[TASK STATEMENT]:
Drop every picture. Then return, exactly, the lines from the beginning of the listing below through the one containing "ax.set_ylim(-0.5, len(categories) - 0.5)".

[DATASET EXCERPTS]:
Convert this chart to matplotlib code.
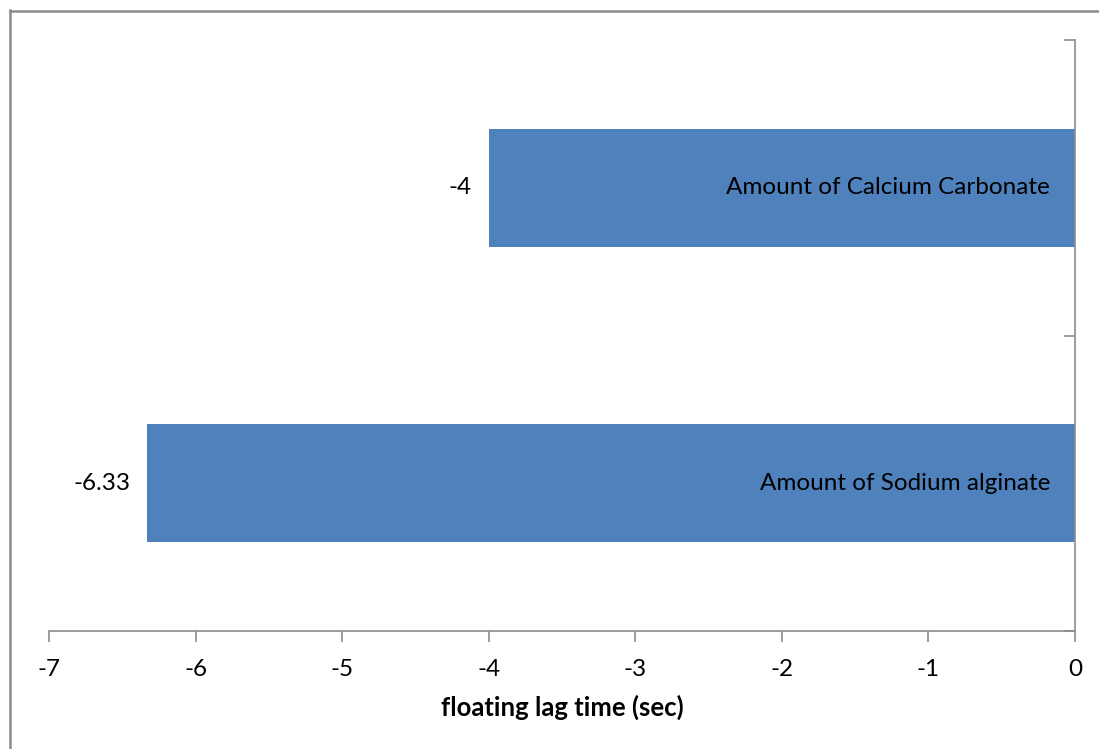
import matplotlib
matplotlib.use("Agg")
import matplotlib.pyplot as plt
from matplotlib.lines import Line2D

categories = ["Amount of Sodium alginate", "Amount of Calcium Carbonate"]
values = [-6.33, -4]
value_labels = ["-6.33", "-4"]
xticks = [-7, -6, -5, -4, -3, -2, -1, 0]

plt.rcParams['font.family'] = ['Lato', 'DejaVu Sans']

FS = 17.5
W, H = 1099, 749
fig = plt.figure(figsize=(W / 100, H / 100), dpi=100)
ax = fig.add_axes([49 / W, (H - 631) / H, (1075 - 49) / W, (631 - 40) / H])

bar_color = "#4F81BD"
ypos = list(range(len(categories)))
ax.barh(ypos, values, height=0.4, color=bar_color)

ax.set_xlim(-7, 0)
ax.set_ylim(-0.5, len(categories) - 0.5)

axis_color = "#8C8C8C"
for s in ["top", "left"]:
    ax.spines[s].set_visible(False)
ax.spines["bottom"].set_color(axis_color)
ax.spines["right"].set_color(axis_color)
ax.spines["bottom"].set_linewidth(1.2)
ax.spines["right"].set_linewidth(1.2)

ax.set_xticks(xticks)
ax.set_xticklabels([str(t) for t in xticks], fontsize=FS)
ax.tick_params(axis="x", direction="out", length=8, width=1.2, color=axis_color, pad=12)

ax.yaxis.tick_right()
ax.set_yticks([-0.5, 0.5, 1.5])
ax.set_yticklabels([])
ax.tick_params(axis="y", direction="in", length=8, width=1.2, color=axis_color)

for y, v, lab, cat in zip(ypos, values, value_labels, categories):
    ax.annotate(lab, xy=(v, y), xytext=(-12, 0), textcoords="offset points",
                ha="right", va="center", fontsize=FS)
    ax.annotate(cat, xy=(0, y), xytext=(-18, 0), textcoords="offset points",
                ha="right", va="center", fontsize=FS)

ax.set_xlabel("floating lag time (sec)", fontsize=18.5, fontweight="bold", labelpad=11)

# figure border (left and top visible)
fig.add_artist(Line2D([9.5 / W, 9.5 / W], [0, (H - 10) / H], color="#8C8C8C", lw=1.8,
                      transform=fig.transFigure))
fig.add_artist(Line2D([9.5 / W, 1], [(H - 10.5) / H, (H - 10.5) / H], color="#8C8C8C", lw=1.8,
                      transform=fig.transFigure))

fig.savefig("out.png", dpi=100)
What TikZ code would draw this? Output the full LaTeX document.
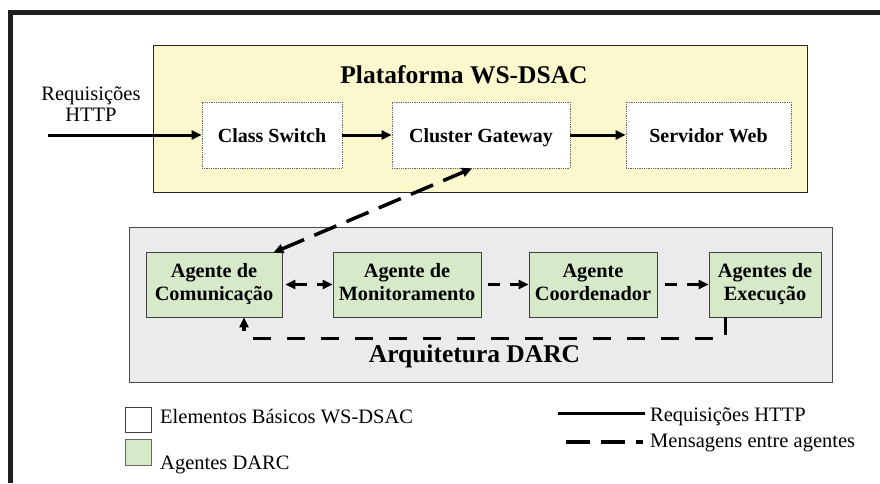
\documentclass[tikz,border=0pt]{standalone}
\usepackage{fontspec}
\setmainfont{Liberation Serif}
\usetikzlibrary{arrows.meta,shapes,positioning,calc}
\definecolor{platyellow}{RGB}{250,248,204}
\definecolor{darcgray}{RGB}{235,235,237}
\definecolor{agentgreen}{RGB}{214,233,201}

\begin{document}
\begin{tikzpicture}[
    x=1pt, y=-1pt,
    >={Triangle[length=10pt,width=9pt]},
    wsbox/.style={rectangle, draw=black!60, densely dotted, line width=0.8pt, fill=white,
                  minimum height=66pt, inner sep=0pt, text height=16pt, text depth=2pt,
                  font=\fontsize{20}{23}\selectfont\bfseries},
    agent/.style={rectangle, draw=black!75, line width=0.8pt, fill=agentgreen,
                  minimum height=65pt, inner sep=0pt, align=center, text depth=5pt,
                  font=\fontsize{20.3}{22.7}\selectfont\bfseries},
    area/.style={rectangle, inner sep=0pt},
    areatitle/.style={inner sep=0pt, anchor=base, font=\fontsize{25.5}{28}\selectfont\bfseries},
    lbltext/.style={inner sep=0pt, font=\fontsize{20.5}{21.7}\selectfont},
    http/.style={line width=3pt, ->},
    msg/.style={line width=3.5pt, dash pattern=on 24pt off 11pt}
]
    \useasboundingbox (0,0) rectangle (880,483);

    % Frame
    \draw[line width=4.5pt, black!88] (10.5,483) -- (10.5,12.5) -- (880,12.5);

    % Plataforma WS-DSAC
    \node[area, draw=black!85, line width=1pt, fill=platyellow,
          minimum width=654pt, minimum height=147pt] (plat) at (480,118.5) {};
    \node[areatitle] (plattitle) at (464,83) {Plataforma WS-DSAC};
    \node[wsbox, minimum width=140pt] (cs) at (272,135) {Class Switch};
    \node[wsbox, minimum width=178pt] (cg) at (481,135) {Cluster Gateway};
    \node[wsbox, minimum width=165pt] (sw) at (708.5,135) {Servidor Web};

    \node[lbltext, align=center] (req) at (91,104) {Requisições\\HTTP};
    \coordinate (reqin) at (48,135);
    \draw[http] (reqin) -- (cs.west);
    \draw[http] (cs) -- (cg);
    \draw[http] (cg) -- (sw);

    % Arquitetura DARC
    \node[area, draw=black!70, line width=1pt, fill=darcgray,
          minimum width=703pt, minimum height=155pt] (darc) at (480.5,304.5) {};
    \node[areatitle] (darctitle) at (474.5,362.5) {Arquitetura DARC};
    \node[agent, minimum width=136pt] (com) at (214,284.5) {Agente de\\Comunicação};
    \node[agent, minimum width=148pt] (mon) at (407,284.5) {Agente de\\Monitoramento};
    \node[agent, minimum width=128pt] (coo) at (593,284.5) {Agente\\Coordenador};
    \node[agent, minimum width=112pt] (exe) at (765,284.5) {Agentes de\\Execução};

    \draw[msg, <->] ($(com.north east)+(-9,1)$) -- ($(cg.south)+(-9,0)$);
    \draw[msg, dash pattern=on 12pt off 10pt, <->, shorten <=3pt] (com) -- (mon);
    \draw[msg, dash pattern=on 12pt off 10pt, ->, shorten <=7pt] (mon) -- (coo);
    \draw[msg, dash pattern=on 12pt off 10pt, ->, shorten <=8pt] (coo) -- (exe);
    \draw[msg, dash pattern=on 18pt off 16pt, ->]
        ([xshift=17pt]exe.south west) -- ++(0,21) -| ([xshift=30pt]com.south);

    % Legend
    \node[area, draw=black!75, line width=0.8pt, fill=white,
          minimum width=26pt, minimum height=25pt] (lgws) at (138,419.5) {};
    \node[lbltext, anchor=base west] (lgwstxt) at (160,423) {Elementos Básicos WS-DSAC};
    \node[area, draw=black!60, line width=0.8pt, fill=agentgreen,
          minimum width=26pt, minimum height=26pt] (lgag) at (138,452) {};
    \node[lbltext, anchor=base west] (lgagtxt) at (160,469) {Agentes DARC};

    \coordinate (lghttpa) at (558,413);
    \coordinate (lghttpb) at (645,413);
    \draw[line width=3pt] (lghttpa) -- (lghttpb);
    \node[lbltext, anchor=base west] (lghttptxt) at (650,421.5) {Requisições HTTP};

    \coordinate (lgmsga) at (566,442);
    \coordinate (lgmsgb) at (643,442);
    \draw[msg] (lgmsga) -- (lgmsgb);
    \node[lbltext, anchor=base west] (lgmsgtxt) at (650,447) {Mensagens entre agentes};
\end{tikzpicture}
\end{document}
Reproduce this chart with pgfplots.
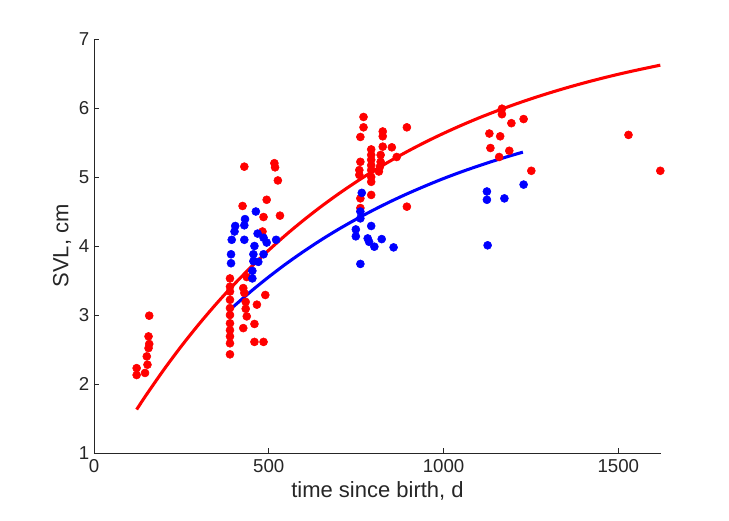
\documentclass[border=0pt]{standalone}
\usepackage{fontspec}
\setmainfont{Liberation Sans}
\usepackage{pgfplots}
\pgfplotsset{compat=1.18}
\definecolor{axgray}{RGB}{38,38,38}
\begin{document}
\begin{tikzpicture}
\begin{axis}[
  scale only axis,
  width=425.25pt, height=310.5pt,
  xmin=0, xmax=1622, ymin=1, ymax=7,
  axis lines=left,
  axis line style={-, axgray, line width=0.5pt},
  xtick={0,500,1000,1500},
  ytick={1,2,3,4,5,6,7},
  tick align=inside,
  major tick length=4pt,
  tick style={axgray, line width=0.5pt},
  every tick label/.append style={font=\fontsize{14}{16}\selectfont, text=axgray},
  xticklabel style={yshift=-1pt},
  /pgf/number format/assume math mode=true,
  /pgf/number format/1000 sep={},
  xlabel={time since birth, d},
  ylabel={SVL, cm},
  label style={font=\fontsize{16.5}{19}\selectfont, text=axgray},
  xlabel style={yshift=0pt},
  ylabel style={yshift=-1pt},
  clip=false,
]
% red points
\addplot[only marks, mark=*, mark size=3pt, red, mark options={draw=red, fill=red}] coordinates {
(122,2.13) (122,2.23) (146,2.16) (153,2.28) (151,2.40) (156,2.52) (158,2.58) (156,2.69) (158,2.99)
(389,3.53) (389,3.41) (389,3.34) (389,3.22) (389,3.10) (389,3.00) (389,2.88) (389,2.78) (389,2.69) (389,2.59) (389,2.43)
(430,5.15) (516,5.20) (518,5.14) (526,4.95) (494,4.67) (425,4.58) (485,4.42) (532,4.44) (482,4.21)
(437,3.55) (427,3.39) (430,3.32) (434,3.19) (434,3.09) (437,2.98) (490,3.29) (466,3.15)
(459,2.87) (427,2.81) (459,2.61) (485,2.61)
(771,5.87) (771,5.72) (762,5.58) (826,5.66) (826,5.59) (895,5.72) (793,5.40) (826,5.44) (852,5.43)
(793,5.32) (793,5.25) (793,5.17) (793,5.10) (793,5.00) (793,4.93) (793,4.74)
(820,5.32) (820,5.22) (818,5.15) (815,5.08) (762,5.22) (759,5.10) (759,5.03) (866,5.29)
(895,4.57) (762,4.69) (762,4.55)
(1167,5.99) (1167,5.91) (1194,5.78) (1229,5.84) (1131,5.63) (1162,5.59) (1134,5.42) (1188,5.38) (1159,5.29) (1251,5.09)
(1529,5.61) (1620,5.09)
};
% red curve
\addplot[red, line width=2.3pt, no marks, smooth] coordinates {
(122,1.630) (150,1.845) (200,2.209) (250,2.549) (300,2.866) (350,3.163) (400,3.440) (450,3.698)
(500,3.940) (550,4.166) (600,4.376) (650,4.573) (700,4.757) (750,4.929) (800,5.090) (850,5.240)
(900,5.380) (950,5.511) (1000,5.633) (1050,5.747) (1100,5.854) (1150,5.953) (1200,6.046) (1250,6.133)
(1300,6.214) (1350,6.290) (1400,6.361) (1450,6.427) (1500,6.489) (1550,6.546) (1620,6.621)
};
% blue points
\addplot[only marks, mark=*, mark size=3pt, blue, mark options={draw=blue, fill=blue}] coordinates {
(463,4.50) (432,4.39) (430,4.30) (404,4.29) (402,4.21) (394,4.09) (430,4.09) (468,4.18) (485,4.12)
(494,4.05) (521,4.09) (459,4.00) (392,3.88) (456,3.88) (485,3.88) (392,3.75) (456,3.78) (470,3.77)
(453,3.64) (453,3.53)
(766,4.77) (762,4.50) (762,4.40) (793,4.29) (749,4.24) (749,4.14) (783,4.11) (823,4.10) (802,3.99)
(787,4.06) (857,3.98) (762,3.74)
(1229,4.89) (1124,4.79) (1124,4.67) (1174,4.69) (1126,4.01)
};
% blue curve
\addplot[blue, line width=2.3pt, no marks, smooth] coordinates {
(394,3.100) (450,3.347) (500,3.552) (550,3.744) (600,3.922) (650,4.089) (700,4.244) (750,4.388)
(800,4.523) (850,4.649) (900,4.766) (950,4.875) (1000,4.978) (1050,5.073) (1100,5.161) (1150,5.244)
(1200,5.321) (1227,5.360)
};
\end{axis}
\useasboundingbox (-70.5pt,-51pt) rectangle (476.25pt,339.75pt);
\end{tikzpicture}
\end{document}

[TASK OUTPUT]:
Convert this chart to matplotlib code.
import matplotlib
matplotlib.use("Agg")
import matplotlib.pyplot as plt
from matplotlib.lines import Line2D

categories = ["Amount of Sodium alginate", "Amount of Calcium Carbonate"]
values = [-6.33, -4]
value_labels = ["-6.33", "-4"]
xticks = [-7, -6, -5, -4, -3, -2, -1, 0]

plt.rcParams['font.family'] = ['Lato', 'DejaVu Sans']

FS = 17.5
W, H = 1099, 749
fig = plt.figure(figsize=(W / 100, H / 100), dpi=100)
ax = fig.add_axes([49 / W, (H - 631) / H, (1075 - 49) / W, (631 - 40) / H])

bar_color = "#4F81BD"
ypos = list(range(len(categories)))
ax.barh(ypos, values, height=0.4, color=bar_color)

ax.set_xlim(-7, 0)
ax.set_ylim(-0.5, len(categories) - 0.5)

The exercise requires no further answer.